WHAT TO DO - Give the lines of the material verbatim, from the first line to the line with "0.0, 0.01, 0.0];", including both.

════════════════

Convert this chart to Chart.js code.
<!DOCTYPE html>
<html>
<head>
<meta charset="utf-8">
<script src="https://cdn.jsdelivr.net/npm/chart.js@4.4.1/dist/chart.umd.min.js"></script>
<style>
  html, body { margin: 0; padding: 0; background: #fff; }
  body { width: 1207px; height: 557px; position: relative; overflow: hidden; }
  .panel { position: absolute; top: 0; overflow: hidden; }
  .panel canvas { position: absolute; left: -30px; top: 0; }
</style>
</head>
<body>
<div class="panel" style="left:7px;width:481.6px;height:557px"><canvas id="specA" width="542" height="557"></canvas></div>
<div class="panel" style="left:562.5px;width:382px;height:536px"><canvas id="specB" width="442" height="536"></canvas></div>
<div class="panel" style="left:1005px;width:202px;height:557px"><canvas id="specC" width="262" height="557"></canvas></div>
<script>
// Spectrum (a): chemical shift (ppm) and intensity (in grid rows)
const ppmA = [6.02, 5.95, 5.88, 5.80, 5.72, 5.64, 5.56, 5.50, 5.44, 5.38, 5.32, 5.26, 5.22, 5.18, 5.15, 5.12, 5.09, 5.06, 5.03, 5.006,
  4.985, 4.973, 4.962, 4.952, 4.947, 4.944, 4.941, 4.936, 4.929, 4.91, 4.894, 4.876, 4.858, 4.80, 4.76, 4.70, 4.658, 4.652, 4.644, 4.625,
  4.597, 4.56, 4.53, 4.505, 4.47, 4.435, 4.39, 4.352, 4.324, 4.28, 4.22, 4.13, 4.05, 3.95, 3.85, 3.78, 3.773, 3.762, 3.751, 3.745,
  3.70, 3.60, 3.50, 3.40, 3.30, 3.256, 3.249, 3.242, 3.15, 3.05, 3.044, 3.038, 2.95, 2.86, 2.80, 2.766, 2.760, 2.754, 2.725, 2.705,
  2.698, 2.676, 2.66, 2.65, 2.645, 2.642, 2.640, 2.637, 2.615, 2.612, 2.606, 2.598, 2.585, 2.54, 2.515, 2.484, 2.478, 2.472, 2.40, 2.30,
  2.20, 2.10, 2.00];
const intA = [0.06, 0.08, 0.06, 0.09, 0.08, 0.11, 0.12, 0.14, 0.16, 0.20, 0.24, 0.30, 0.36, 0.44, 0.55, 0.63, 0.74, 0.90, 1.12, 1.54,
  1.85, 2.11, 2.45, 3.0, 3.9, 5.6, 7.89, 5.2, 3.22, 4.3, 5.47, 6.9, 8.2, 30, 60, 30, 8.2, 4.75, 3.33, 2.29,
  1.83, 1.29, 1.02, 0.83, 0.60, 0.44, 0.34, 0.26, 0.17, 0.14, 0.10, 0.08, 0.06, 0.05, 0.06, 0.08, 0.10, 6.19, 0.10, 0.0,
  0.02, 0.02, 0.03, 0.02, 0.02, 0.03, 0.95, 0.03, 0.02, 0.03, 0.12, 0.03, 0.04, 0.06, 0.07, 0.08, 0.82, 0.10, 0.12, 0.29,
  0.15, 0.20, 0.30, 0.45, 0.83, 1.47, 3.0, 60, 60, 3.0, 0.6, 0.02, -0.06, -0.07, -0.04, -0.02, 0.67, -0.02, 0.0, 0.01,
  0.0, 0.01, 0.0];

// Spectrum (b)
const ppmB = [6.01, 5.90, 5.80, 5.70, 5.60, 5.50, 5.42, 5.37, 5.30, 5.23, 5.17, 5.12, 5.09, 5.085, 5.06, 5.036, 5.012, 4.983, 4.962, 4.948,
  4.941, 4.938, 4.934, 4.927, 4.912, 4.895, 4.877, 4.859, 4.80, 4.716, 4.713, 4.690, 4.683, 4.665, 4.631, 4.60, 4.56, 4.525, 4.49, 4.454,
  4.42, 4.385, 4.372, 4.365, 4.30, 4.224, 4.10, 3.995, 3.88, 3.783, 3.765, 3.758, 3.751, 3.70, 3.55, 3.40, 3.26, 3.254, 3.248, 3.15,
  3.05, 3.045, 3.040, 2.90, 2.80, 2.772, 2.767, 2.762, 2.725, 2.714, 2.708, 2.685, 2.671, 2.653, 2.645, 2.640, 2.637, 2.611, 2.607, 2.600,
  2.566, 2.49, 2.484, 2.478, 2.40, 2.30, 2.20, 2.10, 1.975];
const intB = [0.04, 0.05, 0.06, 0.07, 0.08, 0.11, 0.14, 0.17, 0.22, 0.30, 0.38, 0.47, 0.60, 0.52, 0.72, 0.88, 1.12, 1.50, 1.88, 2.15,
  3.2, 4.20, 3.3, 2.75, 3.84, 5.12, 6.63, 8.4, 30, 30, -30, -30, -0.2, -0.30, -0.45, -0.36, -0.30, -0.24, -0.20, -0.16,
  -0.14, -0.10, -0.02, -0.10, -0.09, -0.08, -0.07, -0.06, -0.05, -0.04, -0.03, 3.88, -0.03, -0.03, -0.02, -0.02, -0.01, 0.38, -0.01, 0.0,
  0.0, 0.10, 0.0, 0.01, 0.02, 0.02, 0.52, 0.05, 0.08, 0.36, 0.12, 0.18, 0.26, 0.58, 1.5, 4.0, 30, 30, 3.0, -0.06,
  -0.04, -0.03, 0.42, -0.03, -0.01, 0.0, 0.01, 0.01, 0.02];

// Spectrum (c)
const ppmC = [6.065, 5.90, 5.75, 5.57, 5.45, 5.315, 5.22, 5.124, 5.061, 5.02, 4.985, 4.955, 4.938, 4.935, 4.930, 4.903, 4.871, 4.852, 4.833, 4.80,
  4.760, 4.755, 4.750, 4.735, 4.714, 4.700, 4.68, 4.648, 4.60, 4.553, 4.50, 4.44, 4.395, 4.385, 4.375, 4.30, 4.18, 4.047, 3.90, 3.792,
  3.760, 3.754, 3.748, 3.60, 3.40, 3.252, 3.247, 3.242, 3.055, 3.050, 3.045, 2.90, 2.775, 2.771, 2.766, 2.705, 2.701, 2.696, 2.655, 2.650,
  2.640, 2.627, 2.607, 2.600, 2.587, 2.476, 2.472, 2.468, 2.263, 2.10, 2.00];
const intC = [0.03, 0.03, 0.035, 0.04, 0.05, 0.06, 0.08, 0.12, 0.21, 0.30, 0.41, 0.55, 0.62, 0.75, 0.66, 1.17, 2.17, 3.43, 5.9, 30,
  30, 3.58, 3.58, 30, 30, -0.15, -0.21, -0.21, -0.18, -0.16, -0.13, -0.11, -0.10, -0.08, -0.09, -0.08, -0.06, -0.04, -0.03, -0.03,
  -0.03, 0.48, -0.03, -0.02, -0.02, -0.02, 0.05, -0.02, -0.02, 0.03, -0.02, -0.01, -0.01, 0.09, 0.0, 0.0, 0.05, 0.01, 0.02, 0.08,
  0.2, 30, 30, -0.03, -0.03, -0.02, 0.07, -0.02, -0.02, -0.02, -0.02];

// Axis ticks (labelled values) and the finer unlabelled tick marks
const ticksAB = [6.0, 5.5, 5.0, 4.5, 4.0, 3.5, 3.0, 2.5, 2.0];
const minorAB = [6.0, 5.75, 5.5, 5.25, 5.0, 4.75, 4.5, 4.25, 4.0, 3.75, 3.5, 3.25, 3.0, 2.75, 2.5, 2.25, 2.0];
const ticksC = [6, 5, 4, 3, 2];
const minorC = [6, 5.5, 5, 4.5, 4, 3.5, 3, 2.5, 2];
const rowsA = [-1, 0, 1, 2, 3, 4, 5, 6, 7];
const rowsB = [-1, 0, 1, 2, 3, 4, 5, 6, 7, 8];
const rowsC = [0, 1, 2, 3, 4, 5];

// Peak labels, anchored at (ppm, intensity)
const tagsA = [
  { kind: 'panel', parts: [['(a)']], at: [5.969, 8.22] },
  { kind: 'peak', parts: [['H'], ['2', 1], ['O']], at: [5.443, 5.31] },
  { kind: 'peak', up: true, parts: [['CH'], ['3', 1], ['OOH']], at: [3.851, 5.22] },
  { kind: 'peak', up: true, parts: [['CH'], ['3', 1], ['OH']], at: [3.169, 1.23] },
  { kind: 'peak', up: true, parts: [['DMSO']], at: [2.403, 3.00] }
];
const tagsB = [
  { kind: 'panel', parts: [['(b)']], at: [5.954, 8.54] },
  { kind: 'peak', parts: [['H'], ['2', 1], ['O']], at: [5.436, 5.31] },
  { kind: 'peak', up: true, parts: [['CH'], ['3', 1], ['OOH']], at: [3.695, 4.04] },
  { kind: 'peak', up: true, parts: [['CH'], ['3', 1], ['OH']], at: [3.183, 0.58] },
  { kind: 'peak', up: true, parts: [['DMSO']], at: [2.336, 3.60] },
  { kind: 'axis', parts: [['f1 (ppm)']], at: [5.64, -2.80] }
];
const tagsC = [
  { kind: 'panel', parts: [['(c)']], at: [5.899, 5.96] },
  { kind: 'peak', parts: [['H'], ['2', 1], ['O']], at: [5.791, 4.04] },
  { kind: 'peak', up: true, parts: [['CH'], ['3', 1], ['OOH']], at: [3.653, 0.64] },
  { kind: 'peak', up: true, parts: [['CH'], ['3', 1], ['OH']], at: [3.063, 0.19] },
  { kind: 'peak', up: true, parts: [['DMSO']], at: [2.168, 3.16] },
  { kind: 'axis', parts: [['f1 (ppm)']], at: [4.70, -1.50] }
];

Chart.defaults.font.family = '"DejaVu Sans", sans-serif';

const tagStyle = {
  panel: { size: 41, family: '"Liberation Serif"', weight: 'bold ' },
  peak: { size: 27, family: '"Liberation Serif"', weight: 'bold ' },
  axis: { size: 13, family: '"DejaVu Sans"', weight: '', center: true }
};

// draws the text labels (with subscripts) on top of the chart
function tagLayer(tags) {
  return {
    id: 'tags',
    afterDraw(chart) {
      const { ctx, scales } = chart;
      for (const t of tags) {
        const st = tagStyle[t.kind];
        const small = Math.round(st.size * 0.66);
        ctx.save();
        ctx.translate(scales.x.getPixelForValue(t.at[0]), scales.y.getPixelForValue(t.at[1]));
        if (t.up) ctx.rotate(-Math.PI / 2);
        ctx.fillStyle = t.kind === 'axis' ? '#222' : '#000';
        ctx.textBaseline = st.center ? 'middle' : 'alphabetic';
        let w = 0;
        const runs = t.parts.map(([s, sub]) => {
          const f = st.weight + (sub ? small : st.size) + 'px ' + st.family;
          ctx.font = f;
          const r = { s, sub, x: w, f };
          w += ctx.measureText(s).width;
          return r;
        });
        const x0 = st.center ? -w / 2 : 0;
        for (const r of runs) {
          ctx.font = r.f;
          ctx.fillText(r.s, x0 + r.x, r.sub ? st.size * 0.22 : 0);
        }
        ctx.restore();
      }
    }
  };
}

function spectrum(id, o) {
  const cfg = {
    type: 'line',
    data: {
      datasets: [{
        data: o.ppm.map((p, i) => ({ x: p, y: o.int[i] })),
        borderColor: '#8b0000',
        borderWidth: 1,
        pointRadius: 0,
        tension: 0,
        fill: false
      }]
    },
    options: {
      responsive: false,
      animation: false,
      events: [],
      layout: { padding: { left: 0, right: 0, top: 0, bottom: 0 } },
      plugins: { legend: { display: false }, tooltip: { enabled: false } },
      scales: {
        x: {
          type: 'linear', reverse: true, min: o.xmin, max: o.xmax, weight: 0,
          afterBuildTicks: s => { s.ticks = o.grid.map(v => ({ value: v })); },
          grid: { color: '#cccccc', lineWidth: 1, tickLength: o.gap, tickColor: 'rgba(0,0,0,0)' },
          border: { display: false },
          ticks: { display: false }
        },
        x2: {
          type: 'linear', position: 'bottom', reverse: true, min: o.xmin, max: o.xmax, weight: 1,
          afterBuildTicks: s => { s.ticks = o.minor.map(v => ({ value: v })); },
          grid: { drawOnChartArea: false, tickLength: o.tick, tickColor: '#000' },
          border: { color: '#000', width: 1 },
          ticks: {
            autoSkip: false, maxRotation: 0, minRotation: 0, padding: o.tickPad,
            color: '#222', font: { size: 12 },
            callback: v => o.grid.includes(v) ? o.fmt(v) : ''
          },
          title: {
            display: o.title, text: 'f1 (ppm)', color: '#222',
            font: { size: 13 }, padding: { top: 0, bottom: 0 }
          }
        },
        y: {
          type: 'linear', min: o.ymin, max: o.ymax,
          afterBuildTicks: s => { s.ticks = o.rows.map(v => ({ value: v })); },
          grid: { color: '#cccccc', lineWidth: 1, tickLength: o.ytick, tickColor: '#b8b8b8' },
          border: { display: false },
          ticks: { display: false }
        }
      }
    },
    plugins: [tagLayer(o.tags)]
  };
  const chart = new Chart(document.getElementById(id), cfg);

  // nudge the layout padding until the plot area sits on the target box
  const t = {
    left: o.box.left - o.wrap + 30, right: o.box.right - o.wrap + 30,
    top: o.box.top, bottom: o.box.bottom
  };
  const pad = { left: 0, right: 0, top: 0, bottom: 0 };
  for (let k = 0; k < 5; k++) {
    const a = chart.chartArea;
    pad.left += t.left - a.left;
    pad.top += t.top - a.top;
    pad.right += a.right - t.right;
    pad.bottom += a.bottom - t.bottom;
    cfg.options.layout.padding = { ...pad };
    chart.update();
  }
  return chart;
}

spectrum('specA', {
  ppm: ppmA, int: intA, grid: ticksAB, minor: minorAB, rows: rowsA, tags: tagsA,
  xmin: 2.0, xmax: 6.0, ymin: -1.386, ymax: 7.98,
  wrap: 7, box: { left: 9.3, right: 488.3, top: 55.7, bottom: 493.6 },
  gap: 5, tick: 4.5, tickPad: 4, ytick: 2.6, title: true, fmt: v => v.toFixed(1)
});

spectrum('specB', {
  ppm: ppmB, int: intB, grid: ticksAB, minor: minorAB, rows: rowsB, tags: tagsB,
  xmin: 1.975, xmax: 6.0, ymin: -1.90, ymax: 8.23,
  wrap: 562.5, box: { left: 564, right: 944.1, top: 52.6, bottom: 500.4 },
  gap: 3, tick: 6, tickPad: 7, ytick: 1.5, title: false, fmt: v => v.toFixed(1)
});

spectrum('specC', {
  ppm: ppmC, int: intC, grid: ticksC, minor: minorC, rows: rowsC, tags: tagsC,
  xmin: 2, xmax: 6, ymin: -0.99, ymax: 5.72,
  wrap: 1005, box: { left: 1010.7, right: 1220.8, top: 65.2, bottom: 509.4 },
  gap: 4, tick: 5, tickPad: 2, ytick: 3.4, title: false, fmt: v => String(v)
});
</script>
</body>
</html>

════════════════

RESPONSE TO THE TASK -
Convert this chart to Chart.js code.
<!DOCTYPE html>
<html>
<head>
<meta charset="utf-8">
<script src="https://cdn.jsdelivr.net/npm/chart.js@4.4.1/dist/chart.umd.min.js"></script>
<style>
  html, body { margin: 0; padding: 0; background: #fff; }
  body { width: 1207px; height: 557px; position: relative; overflow: hidden; }
  .panel { position: absolute; top: 0; overflow: hidden; }
  .panel canvas { position: absolute; left: -30px; top: 0; }
</style>
</head>
<body>
<div class="panel" style="left:7px;width:481.6px;height:557px"><canvas id="specA" width="542" height="557"></canvas></div>
<div class="panel" style="left:562.5px;width:382px;height:536px"><canvas id="specB" width="442" height="536"></canvas></div>
<div class="panel" style="left:1005px;width:202px;height:557px"><canvas id="specC" width="262" height="557"></canvas></div>
<script>
// Spectrum (a): chemical shift (ppm) and intensity (in grid rows)
const ppmA = [6.02, 5.95, 5.88, 5.80, 5.72, 5.64, 5.56, 5.50, 5.44, 5.38, 5.32, 5.26, 5.22, 5.18, 5.15, 5.12, 5.09, 5.06, 5.03, 5.006,
  4.985, 4.973, 4.962, 4.952, 4.947, 4.944, 4.941, 4.936, 4.929, 4.91, 4.894, 4.876, 4.858, 4.80, 4.76, 4.70, 4.658, 4.652, 4.644, 4.625,
  4.597, 4.56, 4.53, 4.505, 4.47, 4.435, 4.39, 4.352, 4.324, 4.28, 4.22, 4.13, 4.05, 3.95, 3.85, 3.78, 3.773, 3.762, 3.751, 3.745,
  3.70, 3.60, 3.50, 3.40, 3.30, 3.256, 3.249, 3.242, 3.15, 3.05, 3.044, 3.038, 2.95, 2.86, 2.80, 2.766, 2.760, 2.754, 2.725, 2.705,
  2.698, 2.676, 2.66, 2.65, 2.645, 2.642, 2.640, 2.637, 2.615, 2.612, 2.606, 2.598, 2.585, 2.54, 2.515, 2.484, 2.478, 2.472, 2.40, 2.30,
  2.20, 2.10, 2.00];
const intA = [0.06, 0.08, 0.06, 0.09, 0.08, 0.11, 0.12, 0.14, 0.16, 0.20, 0.24, 0.30, 0.36, 0.44, 0.55, 0.63, 0.74, 0.90, 1.12, 1.54,
  1.85, 2.11, 2.45, 3.0, 3.9, 5.6, 7.89, 5.2, 3.22, 4.3, 5.47, 6.9, 8.2, 30, 60, 30, 8.2, 4.75, 3.33, 2.29,
  1.83, 1.29, 1.02, 0.83, 0.60, 0.44, 0.34, 0.26, 0.17, 0.14, 0.10, 0.08, 0.06, 0.05, 0.06, 0.08, 0.10, 6.19, 0.10, 0.0,
  0.02, 0.02, 0.03, 0.02, 0.02, 0.03, 0.95, 0.03, 0.02, 0.03, 0.12, 0.03, 0.04, 0.06, 0.07, 0.08, 0.82, 0.10, 0.12, 0.29,
  0.15, 0.20, 0.30, 0.45, 0.83, 1.47, 3.0, 60, 60, 3.0, 0.6, 0.02, -0.06, -0.07, -0.04, -0.02, 0.67, -0.02, 0.0, 0.01,
  0.0, 0.01, 0.0];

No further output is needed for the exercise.